▶ _Request_
Skip any picture you find and retype all the remaining lines exactly.
◇ ◇ ◇ ◇ ◇ ◇ ◇
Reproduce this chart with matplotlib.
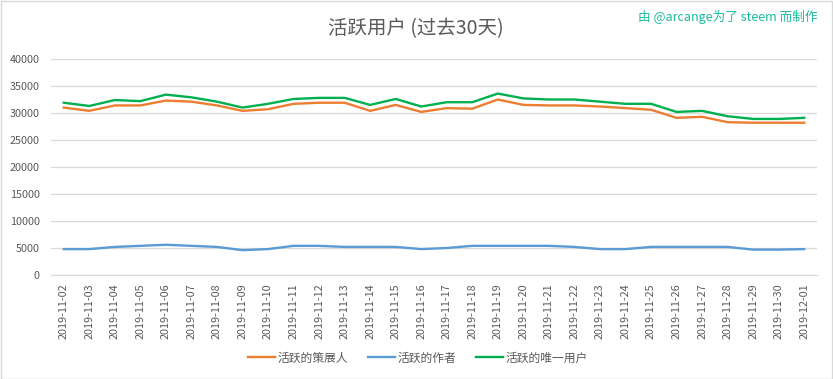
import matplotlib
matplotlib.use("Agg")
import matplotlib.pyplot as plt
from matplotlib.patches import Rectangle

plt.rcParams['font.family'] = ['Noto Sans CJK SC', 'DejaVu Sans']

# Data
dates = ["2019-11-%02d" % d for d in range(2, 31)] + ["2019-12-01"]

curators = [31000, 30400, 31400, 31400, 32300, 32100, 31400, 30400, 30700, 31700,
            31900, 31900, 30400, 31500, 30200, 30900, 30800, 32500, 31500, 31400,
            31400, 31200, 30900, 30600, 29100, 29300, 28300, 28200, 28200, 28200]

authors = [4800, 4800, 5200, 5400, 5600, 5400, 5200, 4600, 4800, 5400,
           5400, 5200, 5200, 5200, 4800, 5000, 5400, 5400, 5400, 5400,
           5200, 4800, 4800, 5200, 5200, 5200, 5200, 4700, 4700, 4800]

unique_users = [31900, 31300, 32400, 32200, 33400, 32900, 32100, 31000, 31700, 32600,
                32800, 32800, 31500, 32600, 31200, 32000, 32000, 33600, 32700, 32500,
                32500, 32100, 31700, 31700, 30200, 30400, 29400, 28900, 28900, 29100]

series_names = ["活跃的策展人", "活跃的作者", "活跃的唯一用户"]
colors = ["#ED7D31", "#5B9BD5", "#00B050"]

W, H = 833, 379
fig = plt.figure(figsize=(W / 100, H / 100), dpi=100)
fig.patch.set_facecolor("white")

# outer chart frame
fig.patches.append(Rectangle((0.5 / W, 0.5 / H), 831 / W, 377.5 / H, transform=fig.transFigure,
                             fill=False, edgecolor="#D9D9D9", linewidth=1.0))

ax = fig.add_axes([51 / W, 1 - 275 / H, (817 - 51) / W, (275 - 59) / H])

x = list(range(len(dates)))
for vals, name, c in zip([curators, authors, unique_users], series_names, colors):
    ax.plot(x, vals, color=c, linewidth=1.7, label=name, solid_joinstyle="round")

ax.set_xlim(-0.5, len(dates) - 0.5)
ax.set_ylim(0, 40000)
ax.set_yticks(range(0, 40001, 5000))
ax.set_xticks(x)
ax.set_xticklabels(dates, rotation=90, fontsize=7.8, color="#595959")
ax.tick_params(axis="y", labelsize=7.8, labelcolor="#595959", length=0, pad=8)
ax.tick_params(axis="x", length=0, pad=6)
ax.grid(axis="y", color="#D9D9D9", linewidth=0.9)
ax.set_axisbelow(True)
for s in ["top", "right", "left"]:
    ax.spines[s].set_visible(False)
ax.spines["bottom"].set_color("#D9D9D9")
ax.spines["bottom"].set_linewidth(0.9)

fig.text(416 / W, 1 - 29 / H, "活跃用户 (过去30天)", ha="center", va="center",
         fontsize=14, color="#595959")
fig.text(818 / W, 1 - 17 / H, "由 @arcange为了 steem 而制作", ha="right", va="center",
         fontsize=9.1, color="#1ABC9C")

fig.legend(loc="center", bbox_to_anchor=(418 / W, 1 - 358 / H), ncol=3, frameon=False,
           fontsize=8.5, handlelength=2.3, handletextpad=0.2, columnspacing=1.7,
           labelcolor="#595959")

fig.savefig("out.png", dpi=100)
◇ ◇ ◇ ◇ ◇ ◇ ◇
▶ _Task answer_
Reproduce this chart with matplotlib.
import matplotlib
matplotlib.use("Agg")
import matplotlib.pyplot as plt
from matplotlib.patches import Rectangle

plt.rcParams['font.family'] = ['Noto Sans CJK SC', 'DejaVu Sans']

# Data
dates = ["2019-11-%02d" % d for d in range(2, 31)] + ["2019-12-01"]

curators = [31000, 30400, 31400, 31400, 32300, 32100, 31400, 30400, 30700, 31700,
            31900, 31900, 30400, 31500, 30200, 30900, 30800, 32500, 31500, 31400,
            31400, 31200, 30900, 30600, 29100, 29300, 28300, 28200, 28200, 28200]

authors = [4800, 4800, 5200, 5400, 5600, 5400, 5200, 4600, 4800, 5400,
           5400, 5200, 5200, 5200, 4800, 5000, 5400, 5400, 5400, 5400,
           5200, 4800, 4800, 5200, 5200, 5200, 5200, 4700, 4700, 4800]

unique_users = [31900, 31300, 32400, 32200, 33400, 32900, 32100, 31000, 31700, 32600,
                32800, 32800, 31500, 32600, 31200, 32000, 32000, 33600, 32700, 32500,
                32500, 32100, 31700, 31700, 30200, 30400, 29400, 28900, 28900, 29100]

series_names = ["活跃的策展人", "活跃的作者", "活跃的唯一用户"]
colors = ["#ED7D31", "#5B9BD5", "#00B050"]

W, H = 833, 379
fig = plt.figure(figsize=(W / 100, H / 100), dpi=100)
fig.patch.set_facecolor("white")

# outer chart frame
fig.patches.append(Rectangle((0.5 / W, 0.5 / H), 831 / W, 377.5 / H, transform=fig.transFigure,
                             fill=False, edgecolor="#D9D9D9", linewidth=1.0))

ax = fig.add_axes([51 / W, 1 - 275 / H, (817 - 51) / W, (275 - 59) / H])

x = list(range(len(dates)))
for vals, name, c in zip([curators, authors, unique_users], series_names, colors):
    ax.plot(x, vals, color=c, linewidth=1.7, label=name, solid_joinstyle="round")

ax.set_xlim(-0.5, len(dates) - 0.5)
ax.set_ylim(0, 40000)
ax.set_yticks(range(0, 40001, 5000))
ax.set_xticks(x)
ax.set_xticklabels(dates, rotation=90, fontsize=7.8, color="#595959")
ax.tick_params(axis="y", labelsize=7.8, labelcolor="#595959", length=0, pad=8)
ax.tick_params(axis="x", length=0, pad=6)
ax.grid(axis="y", color="#D9D9D9", linewidth=0.9)
ax.set_axisbelow(True)
for s in ["top", "right", "left"]:
    ax.spines[s].set_visible(False)
ax.spines["bottom"].set_color("#D9D9D9")
ax.spines["bottom"].set_linewidth(0.9)

fig.text(416 / W, 1 - 29 / H, "活跃用户 (过去30天)", ha="center", va="center",
         fontsize=14, color="#595959")
fig.text(818 / W, 1 - 17 / H, "由 @arcange为了 steem 而制作", ha="right", va="center",
         fontsize=9.1, color="#1ABC9C")

fig.legend(loc="center", bbox_to_anchor=(418 / W, 1 - 358 / H), ncol=3, frameon=False,
           fontsize=8.5, handlelength=2.3, handletextpad=0.2, columnspacing=1.7,
           labelcolor="#595959")

fig.savefig("out.png", dpi=100)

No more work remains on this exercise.